Short exercise:
Print, word for word, the opening line of the data below and every line after it through the line that contains "60 = April 30)", but not the pictures.

Recorded information:

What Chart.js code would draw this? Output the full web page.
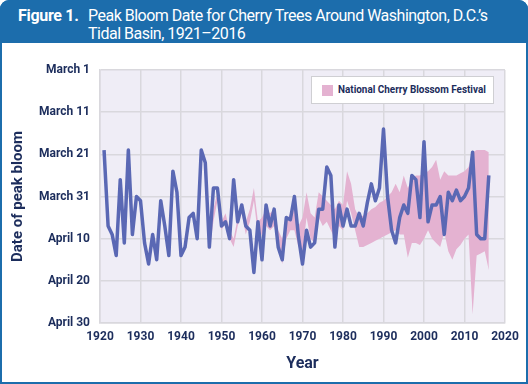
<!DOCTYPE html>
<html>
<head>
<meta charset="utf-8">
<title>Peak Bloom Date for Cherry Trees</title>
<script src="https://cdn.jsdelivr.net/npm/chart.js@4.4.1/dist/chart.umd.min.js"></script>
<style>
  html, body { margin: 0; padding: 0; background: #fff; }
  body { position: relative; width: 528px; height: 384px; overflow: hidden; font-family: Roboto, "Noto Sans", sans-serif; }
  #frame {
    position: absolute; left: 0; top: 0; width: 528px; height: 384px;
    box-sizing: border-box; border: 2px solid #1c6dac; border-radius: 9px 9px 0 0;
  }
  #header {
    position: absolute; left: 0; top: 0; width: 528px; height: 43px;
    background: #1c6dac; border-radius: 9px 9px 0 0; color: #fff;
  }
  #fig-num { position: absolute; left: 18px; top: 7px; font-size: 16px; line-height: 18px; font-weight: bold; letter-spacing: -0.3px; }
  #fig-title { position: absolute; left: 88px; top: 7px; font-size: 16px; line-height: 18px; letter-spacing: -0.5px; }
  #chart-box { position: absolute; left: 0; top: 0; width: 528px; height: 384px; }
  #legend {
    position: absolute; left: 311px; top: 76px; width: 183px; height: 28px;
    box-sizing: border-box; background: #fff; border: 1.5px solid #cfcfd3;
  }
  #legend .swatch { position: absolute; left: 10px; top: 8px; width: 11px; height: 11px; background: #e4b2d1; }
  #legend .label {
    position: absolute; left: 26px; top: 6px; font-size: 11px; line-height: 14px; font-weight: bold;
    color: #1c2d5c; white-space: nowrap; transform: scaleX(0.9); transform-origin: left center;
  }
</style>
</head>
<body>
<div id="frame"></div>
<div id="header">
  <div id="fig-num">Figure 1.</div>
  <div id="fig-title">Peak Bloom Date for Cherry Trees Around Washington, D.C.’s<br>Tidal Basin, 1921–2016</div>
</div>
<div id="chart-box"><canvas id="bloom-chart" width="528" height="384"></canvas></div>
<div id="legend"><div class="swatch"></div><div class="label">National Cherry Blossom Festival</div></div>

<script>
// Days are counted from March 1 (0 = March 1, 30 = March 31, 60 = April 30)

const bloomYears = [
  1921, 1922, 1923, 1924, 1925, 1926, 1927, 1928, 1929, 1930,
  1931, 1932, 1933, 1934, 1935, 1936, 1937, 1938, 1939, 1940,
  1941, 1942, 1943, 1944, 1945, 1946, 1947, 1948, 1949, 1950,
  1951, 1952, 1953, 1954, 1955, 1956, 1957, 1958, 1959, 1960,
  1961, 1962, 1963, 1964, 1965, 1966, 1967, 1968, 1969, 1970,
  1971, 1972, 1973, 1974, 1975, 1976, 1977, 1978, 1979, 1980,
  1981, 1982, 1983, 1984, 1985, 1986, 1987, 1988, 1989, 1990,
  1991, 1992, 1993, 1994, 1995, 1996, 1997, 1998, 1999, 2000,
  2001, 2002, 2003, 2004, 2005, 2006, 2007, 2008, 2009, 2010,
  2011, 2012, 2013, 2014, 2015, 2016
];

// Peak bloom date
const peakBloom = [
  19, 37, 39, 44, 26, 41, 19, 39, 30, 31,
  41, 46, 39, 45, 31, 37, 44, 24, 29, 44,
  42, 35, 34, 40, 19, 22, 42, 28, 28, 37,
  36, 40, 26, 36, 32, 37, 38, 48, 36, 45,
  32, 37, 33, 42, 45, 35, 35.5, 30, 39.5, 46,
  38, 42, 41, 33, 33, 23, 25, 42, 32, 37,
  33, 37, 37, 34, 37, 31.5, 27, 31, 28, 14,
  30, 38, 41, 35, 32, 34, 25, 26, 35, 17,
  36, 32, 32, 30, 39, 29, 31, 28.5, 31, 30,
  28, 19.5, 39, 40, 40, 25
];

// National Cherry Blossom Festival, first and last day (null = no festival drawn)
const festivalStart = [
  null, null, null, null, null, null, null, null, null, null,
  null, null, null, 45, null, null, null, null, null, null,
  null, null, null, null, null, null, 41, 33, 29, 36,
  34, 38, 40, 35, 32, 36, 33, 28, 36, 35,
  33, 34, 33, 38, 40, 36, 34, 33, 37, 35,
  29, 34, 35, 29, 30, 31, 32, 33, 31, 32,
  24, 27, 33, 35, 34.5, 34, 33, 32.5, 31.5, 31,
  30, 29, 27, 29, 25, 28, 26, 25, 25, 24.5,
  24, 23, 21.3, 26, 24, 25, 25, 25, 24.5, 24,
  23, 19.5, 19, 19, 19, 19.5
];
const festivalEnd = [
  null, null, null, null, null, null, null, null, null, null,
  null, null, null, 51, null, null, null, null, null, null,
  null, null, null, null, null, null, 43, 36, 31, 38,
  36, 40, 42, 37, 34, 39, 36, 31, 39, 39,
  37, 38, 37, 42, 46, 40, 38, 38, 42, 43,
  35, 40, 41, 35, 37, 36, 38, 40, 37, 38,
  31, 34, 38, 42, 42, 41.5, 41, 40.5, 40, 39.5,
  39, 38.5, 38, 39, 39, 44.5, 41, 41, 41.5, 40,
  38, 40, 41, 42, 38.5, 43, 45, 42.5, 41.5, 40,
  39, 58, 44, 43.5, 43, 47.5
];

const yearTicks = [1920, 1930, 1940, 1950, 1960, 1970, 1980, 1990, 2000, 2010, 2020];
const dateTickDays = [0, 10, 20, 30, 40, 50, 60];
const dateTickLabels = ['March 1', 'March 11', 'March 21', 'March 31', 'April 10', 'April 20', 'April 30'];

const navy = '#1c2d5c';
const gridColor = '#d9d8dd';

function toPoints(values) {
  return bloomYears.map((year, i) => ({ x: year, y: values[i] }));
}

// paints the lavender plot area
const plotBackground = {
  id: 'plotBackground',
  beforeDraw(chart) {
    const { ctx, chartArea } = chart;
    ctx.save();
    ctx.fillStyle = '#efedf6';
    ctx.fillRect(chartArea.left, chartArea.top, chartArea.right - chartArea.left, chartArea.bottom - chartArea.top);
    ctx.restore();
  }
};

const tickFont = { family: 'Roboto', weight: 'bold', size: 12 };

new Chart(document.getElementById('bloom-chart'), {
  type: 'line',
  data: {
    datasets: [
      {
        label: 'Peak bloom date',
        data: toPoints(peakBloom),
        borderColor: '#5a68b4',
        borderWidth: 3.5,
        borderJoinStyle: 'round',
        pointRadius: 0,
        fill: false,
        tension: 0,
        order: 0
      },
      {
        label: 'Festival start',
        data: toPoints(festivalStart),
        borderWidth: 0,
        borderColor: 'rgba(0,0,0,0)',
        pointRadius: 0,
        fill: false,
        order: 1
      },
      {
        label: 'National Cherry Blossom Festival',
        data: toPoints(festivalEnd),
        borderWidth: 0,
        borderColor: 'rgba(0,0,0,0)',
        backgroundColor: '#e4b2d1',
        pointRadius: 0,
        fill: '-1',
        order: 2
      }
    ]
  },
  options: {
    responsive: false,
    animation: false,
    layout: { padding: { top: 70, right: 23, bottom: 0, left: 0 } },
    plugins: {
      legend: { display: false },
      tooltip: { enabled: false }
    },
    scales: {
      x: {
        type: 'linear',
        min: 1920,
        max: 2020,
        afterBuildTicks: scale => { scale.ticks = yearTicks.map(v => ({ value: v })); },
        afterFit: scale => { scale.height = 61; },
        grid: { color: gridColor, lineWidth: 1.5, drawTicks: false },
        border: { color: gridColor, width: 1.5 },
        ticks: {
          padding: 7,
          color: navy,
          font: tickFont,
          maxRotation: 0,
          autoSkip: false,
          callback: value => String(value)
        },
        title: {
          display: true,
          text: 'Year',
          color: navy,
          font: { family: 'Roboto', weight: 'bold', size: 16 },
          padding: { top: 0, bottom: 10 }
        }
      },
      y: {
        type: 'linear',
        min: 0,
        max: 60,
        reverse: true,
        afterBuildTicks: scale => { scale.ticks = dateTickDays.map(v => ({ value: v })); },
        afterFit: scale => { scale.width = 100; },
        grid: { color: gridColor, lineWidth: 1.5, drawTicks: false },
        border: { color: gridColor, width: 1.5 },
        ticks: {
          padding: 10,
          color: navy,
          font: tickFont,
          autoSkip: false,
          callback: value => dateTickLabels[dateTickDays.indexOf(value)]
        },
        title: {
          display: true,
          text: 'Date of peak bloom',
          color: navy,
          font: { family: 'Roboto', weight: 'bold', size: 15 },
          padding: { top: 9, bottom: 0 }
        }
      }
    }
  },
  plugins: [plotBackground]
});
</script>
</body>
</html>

Correct result:
What Chart.js code would draw this? Output the full web page.
<!DOCTYPE html>
<html>
<head>
<meta charset="utf-8">
<title>Peak Bloom Date for Cherry Trees</title>
<script src="https://cdn.jsdelivr.net/npm/chart.js@4.4.1/dist/chart.umd.min.js"></script>
<style>
  html, body { margin: 0; padding: 0; background: #fff; }
  body { position: relative; width: 528px; height: 384px; overflow: hidden; font-family: Roboto, "Noto Sans", sans-serif; }
  #frame {
    position: absolute; left: 0; top: 0; width: 528px; height: 384px;
    box-sizing: border-box; border: 2px solid #1c6dac; border-radius: 9px 9px 0 0;
  }
  #header {
    position: absolute; left: 0; top: 0; width: 528px; height: 43px;
    background: #1c6dac; border-radius: 9px 9px 0 0; color: #fff;
  }
  #fig-num { position: absolute; left: 18px; top: 7px; font-size: 16px; line-height: 18px; font-weight: bold; letter-spacing: -0.3px; }
  #fig-title { position: absolute; left: 88px; top: 7px; font-size: 16px; line-height: 18px; letter-spacing: -0.5px; }
  #chart-box { position: absolute; left: 0; top: 0; width: 528px; height: 384px; }
  #legend {
    position: absolute; left: 311px; top: 76px; width: 183px; height: 28px;
    box-sizing: border-box; background: #fff; border: 1.5px solid #cfcfd3;
  }
  #legend .swatch { position: absolute; left: 10px; top: 8px; width: 11px; height: 11px; background: #e4b2d1; }
  #legend .label {
    position: absolute; left: 26px; top: 6px; font-size: 11px; line-height: 14px; font-weight: bold;
    color: #1c2d5c; white-space: nowrap; transform: scaleX(0.9); transform-origin: left center;
  }
</style>
</head>
<body>
<div id="frame"></div>
<div id="header">
  <div id="fig-num">Figure 1.</div>
  <div id="fig-title">Peak Bloom Date for Cherry Trees Around Washington, D.C.’s<br>Tidal Basin, 1921–2016</div>
</div>
<div id="chart-box"><canvas id="bloom-chart" width="528" height="384"></canvas></div>
<div id="legend"><div class="swatch"></div><div class="label">National Cherry Blossom Festival</div></div>

<script>
// Days are counted from March 1 (0 = March 1, 30 = March 31, 60 = April 30)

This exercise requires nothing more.